Imprezę oficjalnie zamknął prezydent Międzynarodowego Komitetu Paraolimpijskiego, Andrew Parsons. Podziękował m.in. zawodnikom i wolontariuszom, a także gospodarzom.
„Chiny wyznaczyły nowy punkt odniesienia dla wszystkich kolejnych zimowych igrzysk paraolimpijskich. Z pewnością stały się też zimową potęgą paraolimpijską” – powiedział Parsons.
Podziękował on również dziennikarzom.
„Wasze relacje pomagały nie tylko 85 milionom osób z niepełnosprawnościami, które mieszkają w Chinach, ale też 15 proc. całego społeczeństwa na świecie, żyjącego z rozmaitymi niepełnosprawnościami” – zaznaczył.
Niedzielna ceremonia zamknięcia odbyła się na Stadionie Olimpijskim w Pekinie. Na telebimie przypomniano najciekawsze fragmenty rywalizacji sportowej. Zaprezentowano krótką część artystyczną, a następnie w rytmie „Ody do radości” na stadionie pojawiły się reprezentacje krajów rywalizujących w igrzyskach.
Polskę reprezentowało w tegorocznej imprezie 11 zawodników i czworo przewodników. „Biało-Czerwoni” nie zdobyli żadnego medalu.
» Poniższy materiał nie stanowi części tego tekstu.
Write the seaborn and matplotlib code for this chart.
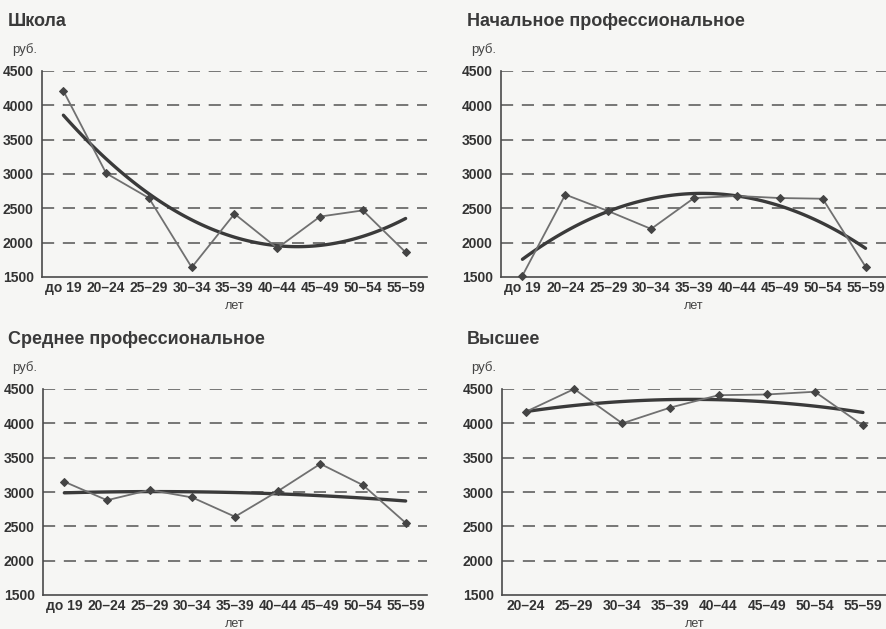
import numpy as np
import pandas as pd
import seaborn as sns
import matplotlib.pyplot as plt

# возрастные группы
ages_9 = ['до 19', '20–24', '25–29', '30–34', '35–39', '40–44', '45–49', '50–54', '55–59']
ages_8 = ['20–24', '25–29', '30–34', '35–39', '40–44', '45–49', '50–54', '55–59']

# средняя зарплата, руб.
school = [4210, 3010, 2650, 1640, 2420, 1920, 2380, 2470, 1860]
initial_prof = [1520, 2700, 2460, 2200, 2650, 2680, 2650, 2640, 1650]
secondary_prof = [3150, 2880, 3030, 2920, 2640, 3010, 3410, 3100, 2550]
higher = [4170, 4500, 4000, 4230, 4410, 4420, 4460, 3970]

sns.set_style("white")
plt.rcParams['font.family'] = ['Liberation Sans Narrow', 'Liberation Sans', 'DejaVu Sans']

bg = '#f6f6f4'
dark = '#4a4a4a'
fig = plt.figure(figsize=(8.87, 6.29), dpi=100, facecolor=bg)

W, H = 887, 629
panels = [
    ('Школа', ages_9, school, 42, 427, 71, 277, 8),
    ('Начальное профессиональное', ages_9, initial_prof, 501, 887, 71, 277, 467),
    ('Среднее профессиональное', ages_9, secondary_prof, 43, 427, 389, 595, 8),
    ('Высшее', ages_8, higher, 502, 887, 389, 595, 467),
]

for title, cats, vals, x0, x1, ytop, ybot, tx in panels:
    ax = fig.add_axes([x0 / W, 1 - ybot / H, (x1 - x0) / W, (ybot - ytop) / H])
    ax.set_facecolor(bg)
    df = pd.DataFrame({'pos': np.arange(len(cats)), 'val': vals})

    # линия тренда (полином 2-й степени)
    sns.regplot(data=df, x='pos', y='val', order=2, ci=None, scatter=False,
                ax=ax, line_kws={'color': '#3a3a3a', 'lw': 2.4})
    # фактические значения
    sns.lineplot(data=df, x='pos', y='val', ax=ax, color='#707070', lw=1.3,
                 marker='D', markersize=4.5, markerfacecolor='#444444',
                 markeredgecolor='#444444', clip_on=False, zorder=3)

    ax.set_xlim(-0.5, len(cats) - 0.5)
    ax.set_ylim(1500, 4500)
    ax.set_yticks(range(1500, 5000, 500))
    ax.set_xticks(np.arange(len(cats)))
    ax.set_xticklabels(cats)
    ax.set_xticks(np.arange(0.5, len(cats) - 0.5), minor=True)
    ax.set_xlabel('')
    ax.set_ylabel('')

    for y in range(2000, 5000, 500):
        ax.axhline(y, color='#666666', lw=1.25, ls=(0, (7, 5)), zorder=0)

    for s in ['top', 'right']:
        ax.spines[s].set_visible(False)
    for s in ['left', 'bottom']:
        ax.spines[s].set_color(dark)
        ax.spines[s].set_linewidth(1.2)

    ax.tick_params(axis='y', which='major', direction='inout', length=6,
                   width=1, color=dark, labelsize=10, labelcolor='#333333', pad=3)
    ax.tick_params(axis='x', which='major', length=0, labelsize=10,
                   labelcolor='#333333', pad=3)
    ax.tick_params(axis='x', which='minor', direction='out', length=3,
                   width=1, color='#777777')
    for lab in ax.get_xticklabels() + ax.get_yticklabels():
        lab.set_fontweight('bold')

    fig.text(tx / W, 1 - (ytop - 50) / H, title, fontsize=13, fontweight='bold',
             color='#3a3a3a', va='center', ha='left', family=['Liberation Sans', 'DejaVu Sans'])
    fig.text((tx + 4) / W, 1 - (ytop - 21) / H, 'руб.', fontsize=9.5,
             color='#444444', va='center', ha='left')
    fig.text((x0 + x1) / 2 / W, 1 - (ybot + 29) / H, 'лет', fontsize=9,
             color='#444444', va='center', ha='center')

fig.savefig('out.png', dpi=100, facecolor=bg)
Najwyższe miejsce – piąte – zajęli Iweta Faron w parabiathlonowym sprincie oraz Witold Skupień w paranarciarskim biegu długim techniką klasyczną.
W klasyfikacji medalowej na pierwszym miejscu znalazły się Chiny, przed Ukrainą i Kanadą. Chińczycy zdobyli aż 61 medali, w tym 18 złotych. Ukraińscy sportowcy, którzy w czasie paraigrzysk wystosowali apel o pokój, 11 razy stawali na najwyższym stopniu podium, a Kanadyjczycy – ośmiokrotnie. W sumie rozdano 78 kompletów medali w sześciu dyscyplinach.
Z rywalizacji w Pekinie wykluczeni byli sportowcy z Rosji i Białorusi. To konsekwencja zbrojnej inwazji na Ukrainę.
W trakcie ceremonii zamknięcia przekazano flagę paraolimpijską przedstawicielom władz miejskich Mediolanu i Cortiny d’Ampezzo, gdzie odbędą się następne zimowe igrzyska paraolimpijskie – w 2026 roku.